Are we in better shape than we were approaching the millennium, will the next decade match the highlights of the decade just finished?
Will we see another Henrik Larsson type player or an event to approach Seville?
No one can disguise the fact that supporter morale, with a few exceptions, is at a low just now. Recent highs are too recent to be forgotten and over the last few years the memorable matches have become rarer and excitement rationed.
It would be easy to mump and moan for the days of Larsson, Lubo, Sutton and Hartson or more recent delights such as back-to-back qualifications for the last 16 of the Champions League- a competition that Celtic hadn’t even competed in a decade ago.
Ten years ago the bright young hope at Celtic was Mark Burchill- on Wednesday night he’ll feature in our last match of the decade just as he did in the first match at a cold and wintry Rugby Park.
In the stands tomorrow night it wouldn’t be a surprise to find Tom Boyd and Burchill’s mate Jim Lauchlan carrying out another spying mission on Celtic- what a dossier big Jim must have by now.
Entering the new year at Kilmarnock- after a winter break spent in the Algarve where Rafael Sheidt was collected- the following Celtic team were held to a 1-1 draw with manager John Barnes three games away from his P45.
Jonathan Gould; Vidar Riseth, Johan Mjallby, Tom Boyd; Jackie McNamara, Stan Petrov, Colin Healy, Regi Blinker (Ian Wright), Eyal Berkovic (Tommy Johnson); Lubo Moravcik, Mark Viduka.
Viduka scored the first goal of the decade that night with more than a few of those players going onto play significant parts in the successes ahead..
The first part of 2000 was a testing time for Celtic as, largely pre-internet, our despair was matched by the grand plans coming from Rangers where inter-galactic domination was surely just around the corner under their own dream-team of David and Dick.

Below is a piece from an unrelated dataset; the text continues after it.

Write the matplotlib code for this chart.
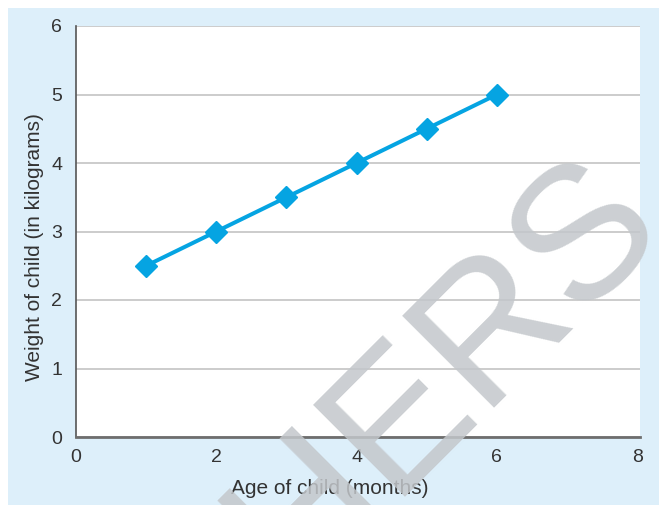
import matplotlib
matplotlib.use("Agg")
import matplotlib.pyplot as plt
from matplotlib.patches import Rectangle

ages = [1, 2, 3, 4, 5, 6]
weights = [2.5, 3.0, 3.5, 4.0, 4.5, 5.0]
x_ticks = [0, 2, 4, 6, 8]
y_ticks = [0, 1, 2, 3, 4, 5, 6]
x_label = "Age of child (months)"
y_label = "Weight of child (in kilograms)"
watermark = "HERS"

plt.rcParams['font.family'] = ['Liberation Sans', 'DejaVu Sans']

W, H = 659, 505
fig = plt.figure(figsize=(W / 100, H / 100), dpi=100, facecolor='white')
fig.patches.append(Rectangle((8 / W, 0), 1 - 8 / W, 1 - 8 / H, transform=fig.transFigure,
                             facecolor='#ddeffa', edgecolor='none', zorder=-5))

left, right, top, bottom = 76, 640, 26, 437
ax = fig.add_axes([left / W, (H - bottom) / H, (right - left) / W, (bottom - top) / H])
ax.set_zorder(1)
ax.set_facecolor('white')
ax.set_xlim(0, 8.04)
ax.set_ylim(0, 6)
ax.set_xticks(x_ticks)
ax.set_yticks(y_ticks)
ax.tick_params(length=0, labelsize=14, colors='#333333')
ax.tick_params(axis='x', pad=9)
ax.tick_params(axis='y', pad=10)
ax.grid(axis='y', color='#c4c4c4', linewidth=1.2)
ax.set_axisbelow(True)
for s in ['top', 'right']:
    ax.spines[s].set_visible(False)
ax.spines['left'].set_color('#555555')
ax.spines['left'].set_linewidth(1.2)
ax.spines['bottom'].set_color('#6e6e6e')
ax.spines['bottom'].set_linewidth(2)

ax.plot(ages, weights, color='#05a4e2', linewidth=2.9, marker='D', markersize=11,
        markerfacecolor='#05a4e2', markeredgecolor='#05a4e2', zorder=3, clip_on=False)

aw, ah = right - left, bottom - top
ax.set_xlabel(x_label, fontsize=15, color='#333333', va='center', ha='center')
ax.xaxis.set_label_coords((330 - left) / aw, (bottom - 489) / ah)
ax.set_ylabel(y_label, fontsize=15, color='#333333', va='center', ha='center')
ax.yaxis.set_label_coords((35 - left) / aw, (bottom - 247) / ah)

fig.text(445 / W, 1 - 372 / H, watermark, rotation=45, rotation_mode='anchor',
         ha='center', va='center', fontsize=136, color='#c3c7cb', alpha=0.85, zorder=10)

fig.savefig('out.png', dpi=100, facecolor=fig.get_facecolor())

Finally, after the club’s longest managerial hunt, Martin O’Neill was secured as manager and an unprecedented period of spending and success co-incided with the return to fitness of the Magnificent Seven.
Before we knew it a treble was secured, we were winning regularly at Ibrox, the Champions League arrived at Celtic Park and at last the potential that had been discussed throughout the nineties was realised in front of us.
The San Siro and Nou Camp became regular away days, budget airlines helped take 80,000 to Seville and it’s difficult not to feel a strange glow of affection for those days.
We knew that they were great days, unprecedented and unexpected, but magical all the same after twenty years that saw European football over with before Christmas.
The new decade has a lot to live up to. Expectations are fuelled by memories, supporters are educated and know more than ever what’s happening in England and the continent.
There is realism as well; players from the Premiership are out of bounds but there’s no reason why a team of Boruc’s, Petrov’s and Nakamura’s mixed with McGeady’s and Maloney’s can be put together to bring success and excitement.
Starting at Kilmarnock and carried into Sunday lets hope that the turning of the decade brings a new era of success and excitement… but it’ll need to go some to match the decade ending…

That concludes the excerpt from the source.